Wait, you can. It's called a headline. Everything under a headline is essentially fine print. However, you don't have to stop there. Inside the article, you can twist-in-plain-sight just as successfully. Think that's impossible?

Russia Warns Baltics, Poland To Pay For Georgia Stance

Russia's ambassador to Latvia Monday warned the Baltic states and Poland that they would pay for their criticism of the Kremlin over the conflict in Georgia, the Baltic news agency BNS reported.

"One must not hurry on such serious issues, as serious mistakes can be made that have to be paid for a long time afterwards," Alexander Veshnyakov was quoted as saying by BNS.

See?

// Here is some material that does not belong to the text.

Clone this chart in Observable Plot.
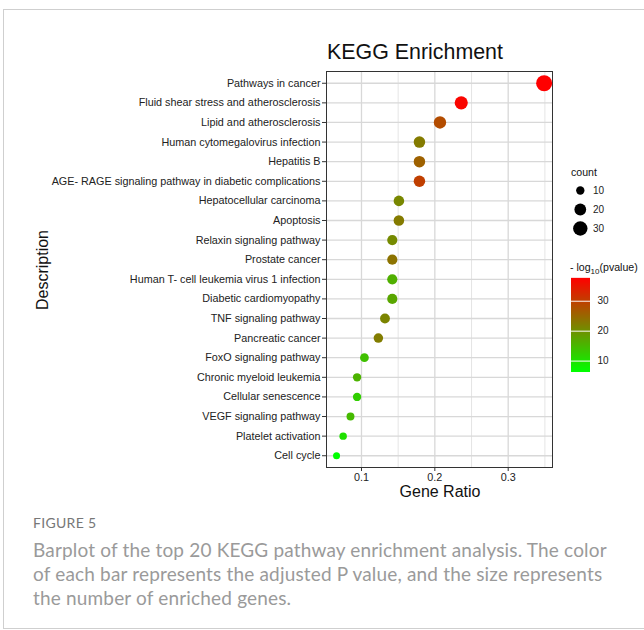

It's both there. "What he said" and "what we want you to believe he said". Actually, no: "what you want to believe he said". Propaganda 2.0 doesn't make the mistake of trying to instill prejudices. It caters to the ones that are already there.

Thus was Alexandr Veshnyakov, ambassador to Latvia, former head of the Russian Centrizbirkom, the authority overseeing elections, and as such, widely remembered as a very well-mannered and pleasant public speaker, something we could admittedly have more of in Russia, – thus was he transformed into a shoe-banging, knout-wielding drunken bear bellowing, "You wheel pay, Pauland! You wheel paaaay for krrriticking the Krrremlin!!" Thus was the idea of paying for a mistake twisted into "paying" in the adrenaline-rush sense of imagined violent retribution.

You can always rely on someone saying it's what he meant anyway.

More on Propaganda 2.0 as further particularly juicy examples come up.

Oh hai.

I had a blog at veryrussian.net in 2006 and 2007; it was rather fun to write, had 84,000 unique hosts a day... okay, one day it had, the daily norm was about a hundred. It's now defunct and the domain name is lost to squatters, but the blog is preserved intact, sans pictures, here. I could actually continue it, but don't want to. I may discuss that later. To business.